GAAP and IFRS have separate requirements for presenting and classifying financial statements. For instance, IFRS mandates a statement of comprehensive income, while GAAP allows a statement of retained earnings.

Despite these distinctions, the FASB and IASB strive for convergence. They aim to minimize differences and establish a more uniform and globally accepted foundation for financial reporting. This convergence will ultimately benefit businesses across borders.

Flaws of Accounting Principles

While accounting principles like GAAP and IFRS serve as essential guidelines for financial reporting, they have their challenges. Some common criticisms of accounting principles include:

  • Complexity: 

Accounting principles can be complex and technical, making it challenging for non-experts to understand and apply them correctly. The complexity of accounting standards can also lead to different interpretations and consistency in financial reporting.

  • Lack of Timeliness: 

Developing and revising accounting standards can take time, resulting in a lag between emerging new business practices and issuing updated accounting guidance, which can create challenges in keeping accounting standards relevant and responsive to changes in the business environment.

  • Subjectivity: 

Accounting principles often involve a degree of judgment and interpretation, which can introduce subjectivity into financial reporting.

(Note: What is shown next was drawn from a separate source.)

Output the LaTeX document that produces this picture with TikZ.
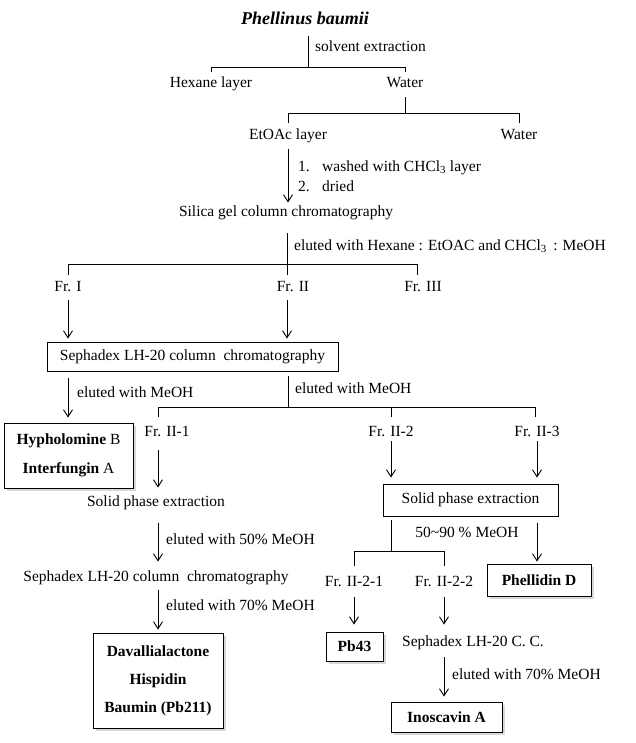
\documentclass[tikz,border=0pt]{standalone}
\usepackage{fontspec}
\setmainfont{Liberation Serif}
\usetikzlibrary{arrows.meta,shadows}
\begin{document}
\begin{tikzpicture}[x=1pt,y=-1pt,
  every node/.style={font=\fontsize{15.5}{18}\selectfont},
  txt/.style={inner sep=0pt, text height=11pt, text depth=3.5pt},
  lbl/.style={txt, anchor=west},
  box/.style={draw, line width=0.9pt, inner sep=0pt, align=center, fill=white},
  res/.style={box, drop shadow={opacity=0.3, shadow xshift=2.5pt, shadow yshift=-2.5pt},
    font=\fontsize{15.5}{28}\selectfont\bfseries},
  ln/.style={line width=0.9pt},
  arr/.style={ln, -{Straight Barb[length=7pt,width=9pt]}},
]
\fill[white] (0,0) rectangle (635,743);
\useasboundingbox (0,0) rectangle (635,743);

% top
\node[font=\fontsize{18}{20}\selectfont\bfseries\itshape, inner sep=0pt, anchor=base] (title) at (305,25) {Phellinus baumii};
\coordinate (j1) at (308,67);
\node[lbl] (solv) at (315,48) {solvent extraction};
\node[txt] (hex) at (211,84) {Hexane layer};
\node[txt] (water1) at (405,84) {Water};
\draw[ln, shorten <=11pt] (title.south -| j1) -- (j1);
\draw[ln, shorten <=4.5pt, shorten >=4.5pt] (hex.north) -- (hex.north |- j1) -- (water1.north |- j1) -- (water1.north);

\coordinate (j2) at (405,113);
\draw[ln, shorten <=6pt] (water1.south) -- (j2);
\node[txt] (etoac) at (288,136) {EtOAc layer};
\node[txt] (water2) at (519,136) {Water};
\draw[ln, shorten <=5.5pt, shorten >=5.5pt] (etoac.north) -- (etoac.north |- j2) -- (water2.north |- j2) -- (water2.north);

\node[txt] (silica) at (286,213) {Silica gel column chromatography};
\draw[arr, shorten <=6pt, shorten >=3pt] (etoac.south) -- (etoac.south |- silica.north);
\node[lbl] (n1) at (298,168) {1.};
\node[lbl] (w1) at (322,168) {washed with CHCl\textsubscript{3} layer};
\node[lbl] (n2) at (298,188) {2.};
\node[lbl] (w2) at (322,188) {dried};

\coordinate (j3) at (287,264);
\draw[ln, shorten <=13pt] (silica.south -| j3) -- (j3);
\node[lbl] (elhex) at (294,247) {eluted with Hexane : EtOAC and CHCl\textsubscript{3}\, : MeOH};

\node[txt] (fr1) at (68,288) {Fr. I};
\node[txt] (fr2) at (293,288) {Fr. II};
\node[txt] (fr3) at (423,288) {Fr. III};
\coordinate (c3) at (417,264);
\draw[ln, shorten <=6pt, shorten >=6pt] (fr1.north) -- (fr1.north |- j3) -- (c3) -- (c3 |- fr3.north);
\draw[ln, shorten >=6pt] (j3) -- (j3 |- fr2.north);

% Sephadex box
\node[box, minimum width=291pt, minimum height=29pt] (sephbox) at (192.5,356.5) {Sephadex LH-20 column~ chromatography};
\draw[arr, shorten <=5pt, shorten >=3pt] (fr1.south) -- (fr1.south |- sephbox.north);
\draw[arr, shorten <=5pt, shorten >=3pt] (fr2.south -| j3) -- (j3 |- sephbox.north);

\node[res, minimum width=129pt, minimum height=65pt, font=\fontsize{15.5}{29}\selectfont] (hyph) at (68.5,455.5) {\textbf{Hypholomine} B\\\textbf{Interfungin} A};
\draw[arr, shorten <=7pt, shorten >=5pt] (sephbox.south -| fr1) -- (hyph.north -| fr1);
\node[lbl] (elm1) at (77,394) {eluted with MeOH};

\coordinate (j4) at (288,407);
\draw[ln, shorten <=5pt] (sephbox.south -| j4) -- (j4);
\node[lbl] (elm2) at (295,390) {eluted with MeOH};

\node[txt] (fr21) at (167,433) {Fr. II-1};
\node[txt] (fr22) at (391,433) {Fr. II-2};
\node[txt] (fr23) at (537,433) {Fr. II-3};
\coordinate (c21) at (158,407);
\coordinate (c23) at (535,407);
\draw[ln, shorten <=8.5pt, shorten >=8.5pt] (c21 |- fr21.north) -- (c21) -- (c23) -- (c23 |- fr23.north);
\draw[ln, shorten >=8.5pt] (fr22.north |- j4) -- (fr22.north);

% left chain
\node[txt] (solid1) at (156,503) {Solid phase extraction};
\draw[arr, shorten <=10pt, shorten >=8pt] (c21 |- fr21.south) -- (c21 |- solid1.north);
\node[lbl] (el50) at (166,541) {eluted with 50\% MeOH};
\node[txt] (seph1) at (156,578) {Sephadex LH-20 column~ chromatography};
\draw[arr, shorten <=13pt, shorten >=9pt] (c21 |- solid1.south) -- (c21 |- seph1.north);
\node[lbl] (el70a) at (166,607) {eluted with 70\% MeOH};
\node[res, minimum width=130pt, minimum height=95pt] (dav) at (158,680.5) {Davallialactone\\Hispidin\\Baumin (Pb211)};
\draw[arr, shorten <=5pt, shorten >=3pt] (c21 |- seph1.south) -- (c21 |- dav.north);

% right chain
\node[box, minimum width=175pt, minimum height=32pt] (spebox) at (470.5,500) {Solid phase extraction};
\draw[arr, shorten <=1pt, shorten >=6pt] (fr22.south) -- (fr22.south |- spebox.north);
\draw[arr, shorten <=1pt, shorten >=6pt] (fr23.south) -- (fr23.south |- spebox.north);

\coordinate (j5) at (391,551);
\draw[ln, shorten <=4pt] (spebox.south -| j5) -- (j5);
\node[txt] (el5090) at (467,534) {50\textasciitilde 90 \% MeOH};

\node[txt] (fr221) at (354,583) {Fr. II-2-1};
\node[txt] (fr222) at (444,583) {Fr. II-2-2};
\draw[ln, shorten <=9.5pt, shorten >=9.5pt] (fr221.north) -- (fr221.north |- j5) -- (fr222.north |- j5) -- (fr222.north);

\node[res, minimum width=104pt, minimum height=32pt] (phel) at (539,580) {Phellidin D};
\draw[arr, shorten <=7pt, shorten >=2pt] (spebox.south -| fr23) -- (phel.north -| fr23);

\node[res, minimum width=57pt, minimum height=29pt] (pb43) at (354.5,646.5) {Pb43};
\draw[arr, shorten <=7pt, shorten >=7pt] (fr221.south) -- (fr221.south |- pb43.north);

\node[txt] (seph2) at (473,643) {Sephadex LH-20 C. C.};
\draw[arr, shorten <=7pt, shorten >=11pt] (fr222.south) -- (fr222.south |- seph2.north);
\node[lbl] (el70b) at (452,676) {eluted with 70\% MeOH};
\node[res, minimum width=111pt, minimum height=30pt] (ino) at (446.5,717) {Inoscavin A};
\draw[arr, shorten <=7pt, shorten >=5pt] (seph2.south -| fr222) -- (ino.north -| fr222);
\end{tikzpicture}
\end{document}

This subjectivity can lead to differences in the application of accounting principles and potentially affect the comparability of financial statements.

  • Prescriptive Nature: 

Some critics argue that accounting principles are too prescriptive and rigid, limiting the flexibility of companies to tailor their financial reporting to their specific circumstances. This rigidity can result in losing relevant and meaningful information in financial statements.

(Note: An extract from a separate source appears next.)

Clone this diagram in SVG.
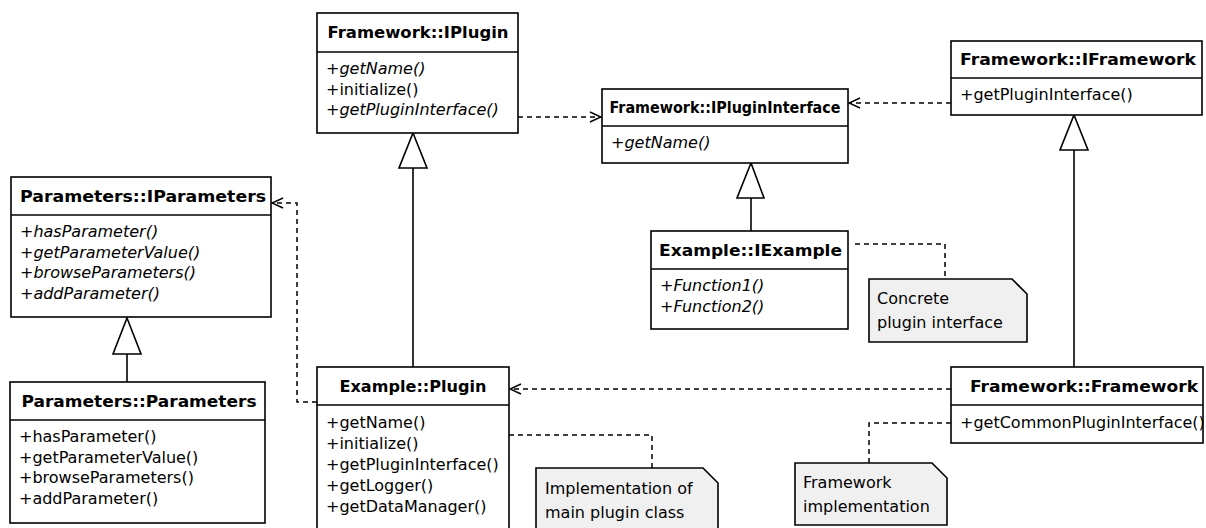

Despite these criticisms, accounting principles continue to play a vital role in ensuring the integrity and reliability of financial reporting. Efforts are ongoing to address these concerns and enhance the usefulness and relevance of accounting standards.

Bottom Line

Understanding accounting principles is crucial for businesses and stakeholders seeking reliable and comparable financial information. GAAP is the foundation for financial reporting in the United States, while many other countries have adopted IFRS. These accounting principles aim to provide transparency, consistency, and reliability in financial reporting. 

While accounting principles are not without their flaws, ongoing efforts are in process to enhance their relevance and responsiveness to changes in the business environment. By adhering to accounting principles, companies can ensure the integrity of their financial statements and provide users with meaningful information for decision-making.